Granted, I have been out of the loop and neglectful of my journal and Friends page over the past few days. But suffice it to say (to Azz), you know I would never scold or ridicule you for being an idealist and wanting a better world to live in. All that does is rub salt in the wound and isn't helpful, as you said. Besides, me suspects that you were preaching to my section of the choir in your previous post, anyway. ;)
pauamma: Cartooney crab wearing hot pink and acid green facemask holding drink with straw (Default)

[personal profile] pauamma 2008-04-24 05:00 am (UTC)(link)
No problem. (I was, as you imply, worried that you were referring to something that I misunderstood, misreacted to, or didn't realize was important.) Given that it's not something I was aware of in the first place, I'll... er, offer sympathy for what it's worth, and leave it at that. :-)

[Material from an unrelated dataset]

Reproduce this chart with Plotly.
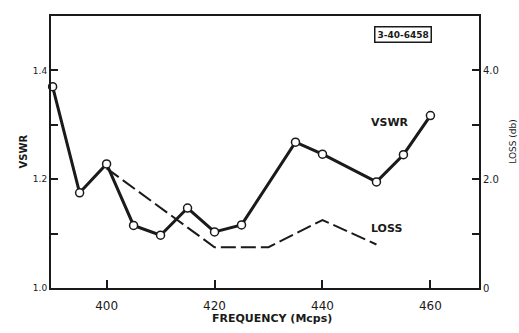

[identity profile] ataniell93.livejournal.com 2008-04-23 05:05 pm (UTC)(link)
Mmm, speaking as a fairly dedicated non-idealist, I think it has a lot to do with the way idealists and realists scare each other. Most utopias scare the crap out of me. It's not so much that I don't think people know the world sucks. It's more that a lot of the proposed fixes, when I think them out to their (probably unintended) logical consequences, seem a lot like "we had to destroy the village in order to save it".

Most realists want the world to be better; we're not idiots who think that nothing can ever be changed. But we think that changes need to be done one at a time and slowly and tested out to see if they work, like bug fixes, and that lots of them need to be opt-in, with people adopting them after they see that they're good. The idea of going out and making large opt-out (or no opt-out) changes to the world we live in because PEOPLE ARE HURTING OH FUCK makes us scared because we've seen how that's worked out in the past: it doesn't usually mean that PEOPLE will stop HURTING OH FUCK, it means that a different group of PEOPLE will be HURTING OH FUCK.
lacey: Me and my leather :D (Default)

[personal profile] lacey 2008-04-24 07:56 pm (UTC)(link)
Can't say it makes sense to me either.